As I knew would happen, I got hit by a really nasty writer’s block/depressive episode in week 2. In the space of four days, Josh ate up my 6,000 word lead and then opened a 3,000 word lead of his own. I just couldn’t get unstuck, and grew to hate my book, my characters and everything else about my life.

I’m pulling out of it now. Finally. After pathetic daily wordcounts of 81, 267, 442 and 489, I’ve got a solid 1700 words under my belt today and can catch Josh again with another 1100. My characters are surprising me again I’ve figured out how to minimize something I’ve been dreading as too boring to write.

I think that’s what led to the block. The launch is right around the corner, and the actuall trip to Mars is in sight. Unfortunately, while this “six months of four characters locked in a tin can” might be riveting in the hands of a better writer, to me it seems like “MTV’s The Real World: Mars” and I just don’t wanna write it.
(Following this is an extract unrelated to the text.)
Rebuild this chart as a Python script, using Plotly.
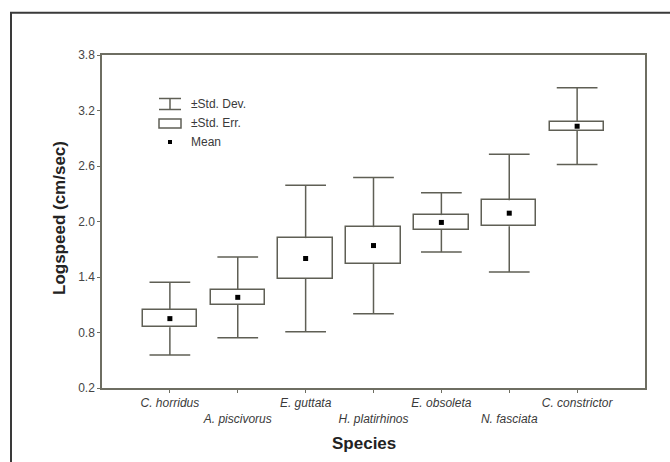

So I’m not. At least not in this first draft. The trip to Mars will be summed up in one chapter (”Let me esplain. No, there is too much. Let me sum up.”) and then we land on Mars and I try to see if I can successfully make the transition from suspense technothriller to full on horror.

But at least now I’m looking forward to the rest of the book rather than dreading it, and that makes all the difference.